Peter Diamandis’s promotion of Universal Basic Ownership is attractive too: let’s all directly own part of the AI-driven companies and automated industries of the future. That aligns the public’s interests with technological progress and could turn the whole country into shareholders. But convincing existing companies to give away significant equity is a steep climb. And even if they did, ownership stakes don’t reliably pay the rent without selling them.
Sam Altman’s Universal Extreme Wealth is the boldest vision — a future so abundant that everyone lives like today’s multi-millionaires. AI drives the cost of goods and services close to zero, and money becomes less important because everything is nearly free. It’s inspiring, but far off. We can’t bet the next 10 or 20 years on a perfect utopia showing up exactly when we need it —though I support the long term idea.
Spreading the wealth
All these ideas share the same moral core: if AI is going to create unimaginable wealth, it can’t just pile up in a few corporate bank accounts. It has to be spread broadly or society will fracture when the jobless pick up pitchforks and revolt. But UBI is the one that can work now, to keep people worry free.
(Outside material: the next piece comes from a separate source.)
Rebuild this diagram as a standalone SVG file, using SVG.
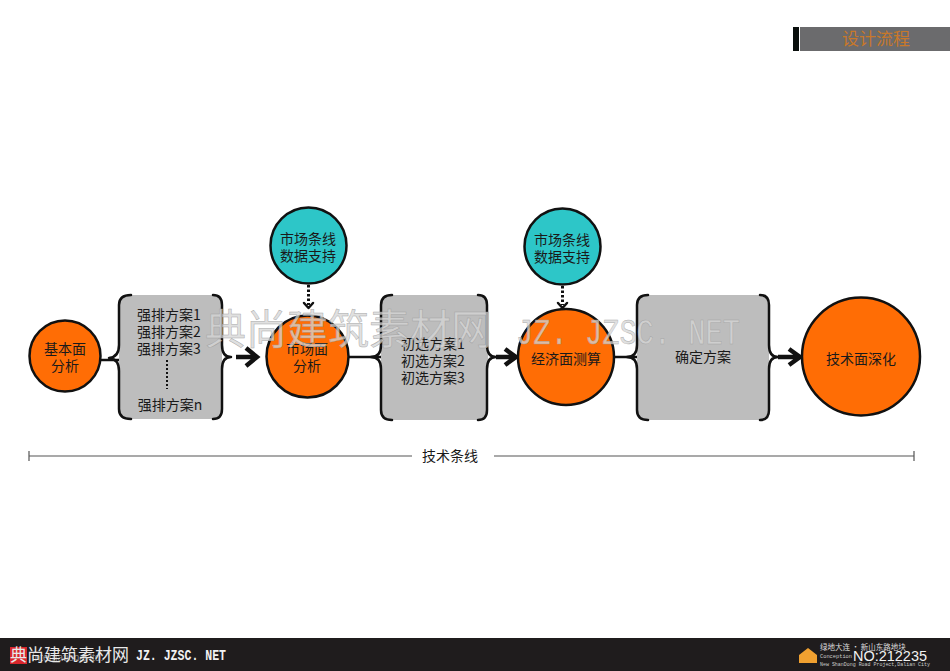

First, it’s about liquidity. People who lose their jobs to automation don’t need a stock portfolio —they need money for groceries and rent this month. Second, it’s simple. You can send cash to people today without building new systems from scratch. Third, it respects individual choice. People can decide for themselves whether to pay off debt, take a class, help their family, or start a side hustle.
The beauty of UBI is that it doesn’t block us from trying other models later. We can start with cash security, then layer in investment capital, shared ownership, crypto projects, or new distribution systems. It’s the safety net that makes everything else possible.
I’m not against a future of universal ownership or extreme wealth. I’d love to see it. But while we wait for that future — and hope it works out the way we think — UBI can make sure no one is left behind. It can keep the economy stable and buy time to build whatever comes next.
This isn’t about “free money” in the pejorative sense. It’s about recognizing that in a world where machines can produce nearly everything, our sense of human worth has to be separated from having a job. Direct cash is the fastest, cleanest, and fairest way to make sure AI’s benefits reach everyone, not just the handful of people who own the machines.
If we get this right — if we make the AI revolution work for all of us —then maybe the abundance Sam Altman talks about won’t just be a dream. It could be the natural next step.